TASK INSTRUCTIONS: Extract the whole listing as it stands. Do not include the pictures.

DATASET EXCERPT:
>>>

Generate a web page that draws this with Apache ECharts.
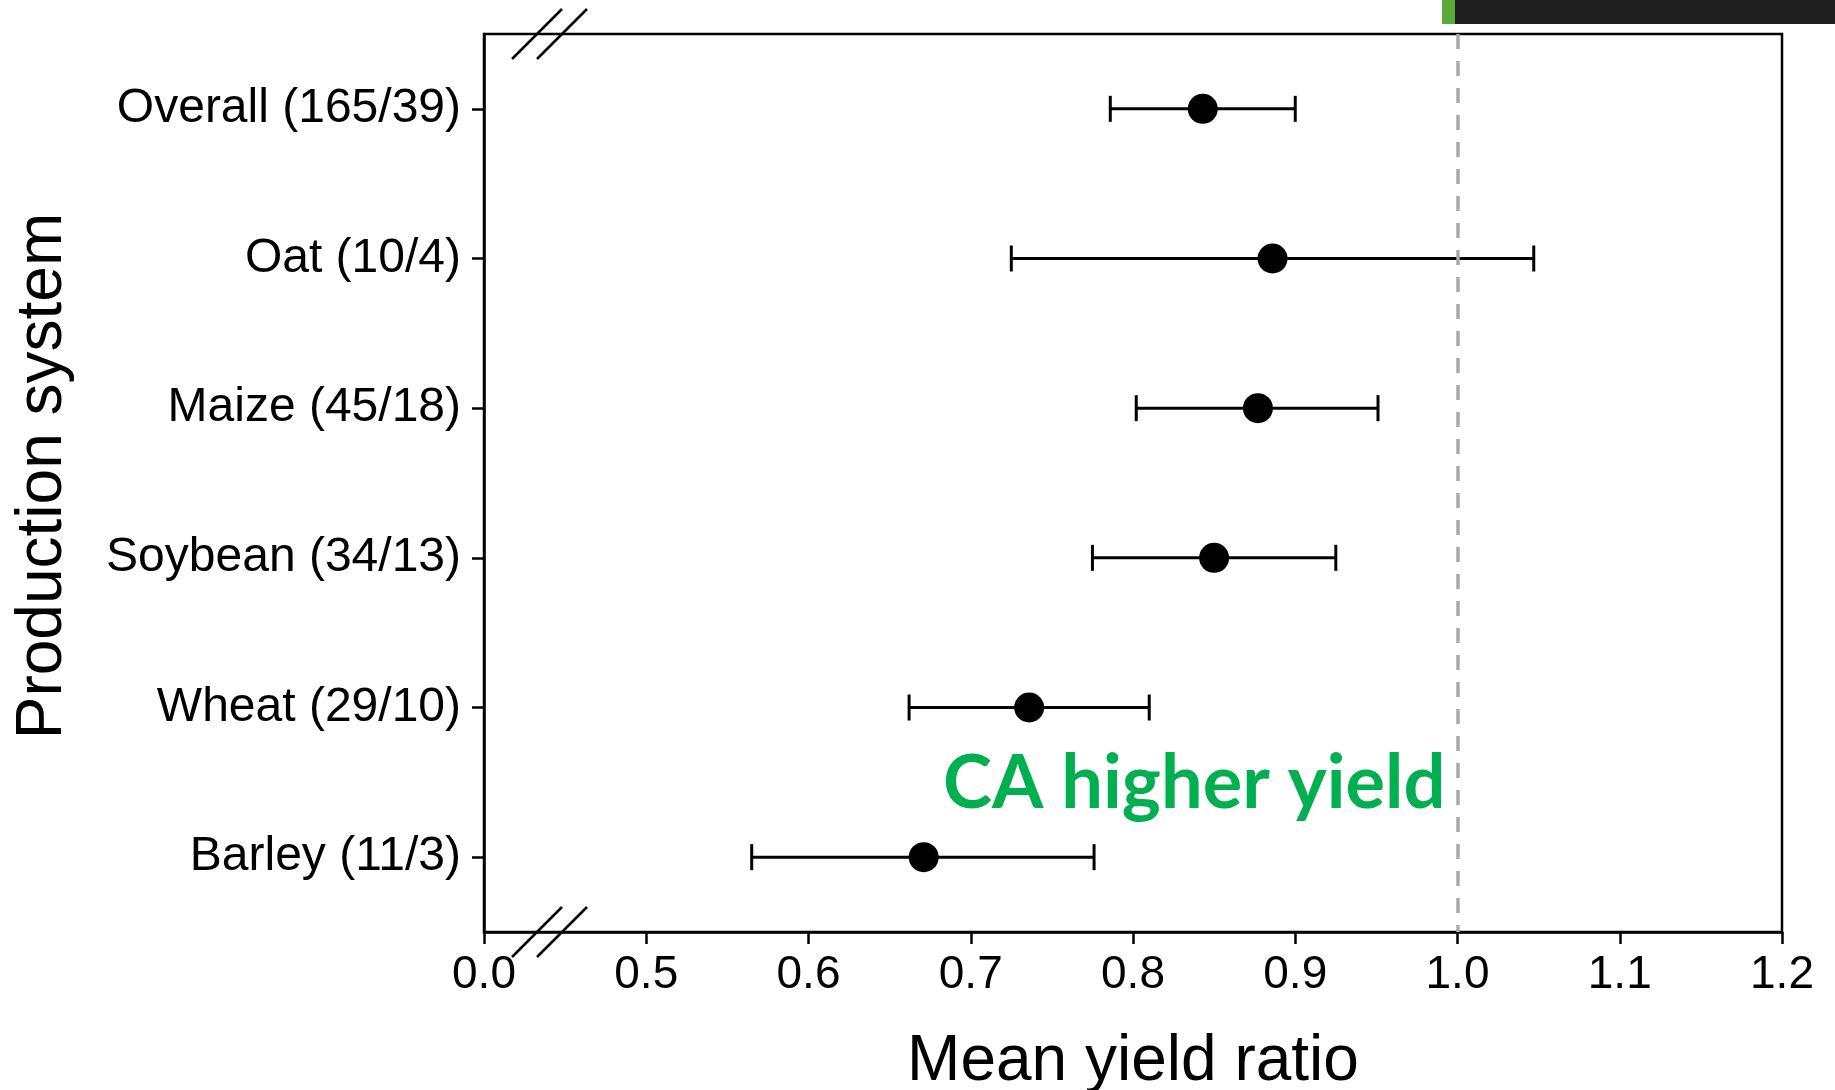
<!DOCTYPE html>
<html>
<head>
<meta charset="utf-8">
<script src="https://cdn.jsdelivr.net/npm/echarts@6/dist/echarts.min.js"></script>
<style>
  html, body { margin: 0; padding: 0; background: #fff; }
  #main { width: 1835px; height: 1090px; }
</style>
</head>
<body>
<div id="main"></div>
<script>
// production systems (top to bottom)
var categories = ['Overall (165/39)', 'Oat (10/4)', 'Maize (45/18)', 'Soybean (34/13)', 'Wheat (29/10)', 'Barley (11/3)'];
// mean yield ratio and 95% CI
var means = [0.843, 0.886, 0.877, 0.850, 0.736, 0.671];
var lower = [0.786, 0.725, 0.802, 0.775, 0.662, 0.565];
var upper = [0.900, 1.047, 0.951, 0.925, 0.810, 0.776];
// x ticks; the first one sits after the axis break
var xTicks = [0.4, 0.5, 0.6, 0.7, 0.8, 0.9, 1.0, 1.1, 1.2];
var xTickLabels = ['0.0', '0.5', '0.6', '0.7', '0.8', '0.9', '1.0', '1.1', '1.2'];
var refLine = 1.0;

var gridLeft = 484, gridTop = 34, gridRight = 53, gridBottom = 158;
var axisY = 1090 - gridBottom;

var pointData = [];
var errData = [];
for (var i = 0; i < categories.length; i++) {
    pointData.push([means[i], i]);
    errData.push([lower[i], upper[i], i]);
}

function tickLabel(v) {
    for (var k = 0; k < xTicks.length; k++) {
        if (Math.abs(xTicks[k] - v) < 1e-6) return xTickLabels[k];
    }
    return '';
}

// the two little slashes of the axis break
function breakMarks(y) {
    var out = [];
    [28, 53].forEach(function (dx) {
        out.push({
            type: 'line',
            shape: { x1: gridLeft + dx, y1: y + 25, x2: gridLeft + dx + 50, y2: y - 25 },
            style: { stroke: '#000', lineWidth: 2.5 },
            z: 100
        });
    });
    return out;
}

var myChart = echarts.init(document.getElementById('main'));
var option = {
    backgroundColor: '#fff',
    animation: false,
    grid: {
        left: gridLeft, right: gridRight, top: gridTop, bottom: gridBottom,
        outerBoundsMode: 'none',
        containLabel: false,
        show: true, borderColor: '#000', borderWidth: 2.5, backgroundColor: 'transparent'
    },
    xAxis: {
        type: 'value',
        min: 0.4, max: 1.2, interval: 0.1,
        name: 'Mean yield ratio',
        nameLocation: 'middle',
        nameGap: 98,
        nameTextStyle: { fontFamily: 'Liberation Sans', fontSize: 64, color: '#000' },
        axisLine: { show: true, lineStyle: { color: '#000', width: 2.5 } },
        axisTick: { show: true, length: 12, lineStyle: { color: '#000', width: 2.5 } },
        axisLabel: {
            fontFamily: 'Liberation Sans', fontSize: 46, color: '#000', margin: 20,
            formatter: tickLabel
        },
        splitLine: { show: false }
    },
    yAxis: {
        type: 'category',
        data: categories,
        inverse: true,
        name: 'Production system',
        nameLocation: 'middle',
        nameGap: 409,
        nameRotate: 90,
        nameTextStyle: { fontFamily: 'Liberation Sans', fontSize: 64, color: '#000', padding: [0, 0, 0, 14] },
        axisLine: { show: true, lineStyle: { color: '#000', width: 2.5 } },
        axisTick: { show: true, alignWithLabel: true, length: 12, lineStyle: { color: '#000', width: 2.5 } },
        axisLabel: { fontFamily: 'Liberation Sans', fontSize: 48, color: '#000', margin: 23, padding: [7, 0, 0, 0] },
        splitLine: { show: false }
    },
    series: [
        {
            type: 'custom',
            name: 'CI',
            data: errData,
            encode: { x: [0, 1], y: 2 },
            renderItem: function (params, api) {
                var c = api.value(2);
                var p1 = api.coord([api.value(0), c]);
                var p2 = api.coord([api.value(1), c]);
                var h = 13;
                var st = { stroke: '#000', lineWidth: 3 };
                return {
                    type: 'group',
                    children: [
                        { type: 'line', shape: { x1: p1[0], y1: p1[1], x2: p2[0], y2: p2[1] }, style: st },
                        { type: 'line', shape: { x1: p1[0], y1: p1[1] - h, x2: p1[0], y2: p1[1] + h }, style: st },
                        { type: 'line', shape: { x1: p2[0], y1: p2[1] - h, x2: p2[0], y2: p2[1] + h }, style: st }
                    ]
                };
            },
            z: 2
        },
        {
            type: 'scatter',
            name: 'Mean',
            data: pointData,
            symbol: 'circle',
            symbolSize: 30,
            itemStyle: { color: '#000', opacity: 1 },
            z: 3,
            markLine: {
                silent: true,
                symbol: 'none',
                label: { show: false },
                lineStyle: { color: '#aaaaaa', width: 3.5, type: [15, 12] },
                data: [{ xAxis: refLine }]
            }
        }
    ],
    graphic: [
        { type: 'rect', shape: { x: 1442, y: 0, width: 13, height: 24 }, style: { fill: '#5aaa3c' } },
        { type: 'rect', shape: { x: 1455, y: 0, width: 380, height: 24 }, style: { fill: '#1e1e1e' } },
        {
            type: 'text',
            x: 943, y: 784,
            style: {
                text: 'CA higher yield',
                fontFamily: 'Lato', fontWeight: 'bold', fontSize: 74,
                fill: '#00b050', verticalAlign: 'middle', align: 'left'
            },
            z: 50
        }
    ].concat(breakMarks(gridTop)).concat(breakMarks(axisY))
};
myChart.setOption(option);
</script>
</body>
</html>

<<<

SOLUTION:
Generate a web page that draws this with Apache ECharts.
<!DOCTYPE html>
<html>
<head>
<meta charset="utf-8">
<script src="https://cdn.jsdelivr.net/npm/echarts@6/dist/echarts.min.js"></script>
<style>
  html, body { margin: 0; padding: 0; background: #fff; }
  #main { width: 1835px; height: 1090px; }
</style>
</head>
<body>
<div id="main"></div>
<script>
// production systems (top to bottom)
var categories = ['Overall (165/39)', 'Oat (10/4)', 'Maize (45/18)', 'Soybean (34/13)', 'Wheat (29/10)', 'Barley (11/3)'];
// mean yield ratio and 95% CI
var means = [0.843, 0.886, 0.877, 0.850, 0.736, 0.671];
var lower = [0.786, 0.725, 0.802, 0.775, 0.662, 0.565];
var upper = [0.900, 1.047, 0.951, 0.925, 0.810, 0.776];
// x ticks; the first one sits after the axis break
var xTicks = [0.4, 0.5, 0.6, 0.7, 0.8, 0.9, 1.0, 1.1, 1.2];
var xTickLabels = ['0.0', '0.5', '0.6', '0.7', '0.8', '0.9', '1.0', '1.1', '1.2'];
var refLine = 1.0;

var gridLeft = 484, gridTop = 34, gridRight = 53, gridBottom = 158;
var axisY = 1090 - gridBottom;

var pointData = [];
var errData = [];
for (var i = 0; i < categories.length; i++) {
    pointData.push([means[i], i]);
    errData.push([lower[i], upper[i], i]);
}

function tickLabel(v) {
    for (var k = 0; k < xTicks.length; k++) {
        if (Math.abs(xTicks[k] - v) < 1e-6) return xTickLabels[k];
    }
    return '';
}

// the two little slashes of the axis break
function breakMarks(y) {
    var out = [];
    [28, 53].forEach(function (dx) {
        out.push({
            type: 'line',
            shape: { x1: gridLeft + dx, y1: y + 25, x2: gridLeft + dx + 50, y2: y - 25 },
            style: { stroke: '#000', lineWidth: 2.5 },
            z: 100
        });
    });
    return out;
}

var myChart = echarts.init(document.getElementById('main'));
var option = {
    backgroundColor: '#fff',
    animation: false,
    grid: {
        left: gridLeft, right: gridRight, top: gridTop, bottom: gridBottom,
        outerBoundsMode: 'none',
        containLabel: false,
        show: true, borderColor: '#000', borderWidth: 2.5, backgroundColor: 'transparent'
    },
    xAxis: {
        type: 'value',
        min: 0.4, max: 1.2, interval: 0.1,
        name: 'Mean yield ratio',
        nameLocation: 'middle',
        nameGap: 98,
        nameTextStyle: { fontFamily: 'Liberation Sans', fontSize: 64, color: '#000' },
        axisLine: { show: true, lineStyle: { color: '#000', width: 2.5 } },
        axisTick: { show: true, length: 12, lineStyle: { color: '#000', width: 2.5 } },
        axisLabel: {
            fontFamily: 'Liberation Sans', fontSize: 46, color: '#000', margin: 20,
            formatter: tickLabel
        },
        splitLine: { show: false }
    },
    yAxis: {
        type: 'category',
        data: categories,
        inverse: true,
        name: 'Production system',
        nameLocation: 'middle',
        nameGap: 409,
        nameRotate: 90,
        nameTextStyle: { fontFamily: 'Liberation Sans', fontSize: 64, color: '#000', padding: [0, 0, 0, 14] },
        axisLine: { show: true, lineStyle: { color: '#000', width: 2.5 } },
        axisTick: { show: true, alignWithLabel: true, length: 12, lineStyle: { color: '#000', width: 2.5 } },
        axisLabel: { fontFamily: 'Liberation Sans', fontSize: 48, color: '#000', margin: 23, padding: [7, 0, 0, 0] },
        splitLine: { show: false }
    },
    series: [
        {
            type: 'custom',
            name: 'CI',
            data: errData,
            encode: { x: [0, 1], y: 2 },
            renderItem: function (params, api) {
                var c = api.value(2);
                var p1 = api.coord([api.value(0), c]);
                var p2 = api.coord([api.value(1), c]);
                var h = 13;
                var st = { stroke: '#000', lineWidth: 3 };
                return {
                    type: 'group',
                    children: [
                        { type: 'line', shape: { x1: p1[0], y1: p1[1], x2: p2[0], y2: p2[1] }, style: st },
                        { type: 'line', shape: { x1: p1[0], y1: p1[1] - h, x2: p1[0], y2: p1[1] + h }, style: st },
                        { type: 'line', shape: { x1: p2[0], y1: p2[1] - h, x2: p2[0], y2: p2[1] + h }, style: st }
                    ]
                };
            },
            z: 2
        },
        {
            type: 'scatter',
            name: 'Mean',
            data: pointData,
            symbol: 'circle',
            symbolSize: 30,
            itemStyle: { color: '#000', opacity: 1 },
            z: 3,
            markLine: {
                silent: true,
                symbol: 'none',
                label: { show: false },
                lineStyle: { color: '#aaaaaa', width: 3.5, type: [15, 12] },
                data: [{ xAxis: refLine }]
            }
        }
    ],
    graphic: [
        { type: 'rect', shape: { x: 1442, y: 0, width: 13, height: 24 }, style: { fill: '#5aaa3c' } },
        { type: 'rect', shape: { x: 1455, y: 0, width: 380, height: 24 }, style: { fill: '#1e1e1e' } },
        {
            type: 'text',
            x: 943, y: 784,
            style: {
                text: 'CA higher yield',
                fontFamily: 'Lato', fontWeight: 'bold', fontSize: 74,
                fill: '#00b050', verticalAlign: 'middle', align: 'left'
            },
            z: 50
        }
    ].concat(breakMarks(gridTop)).concat(breakMarks(axisY))
};
myChart.setOption(option);
</script>
</body>
</html>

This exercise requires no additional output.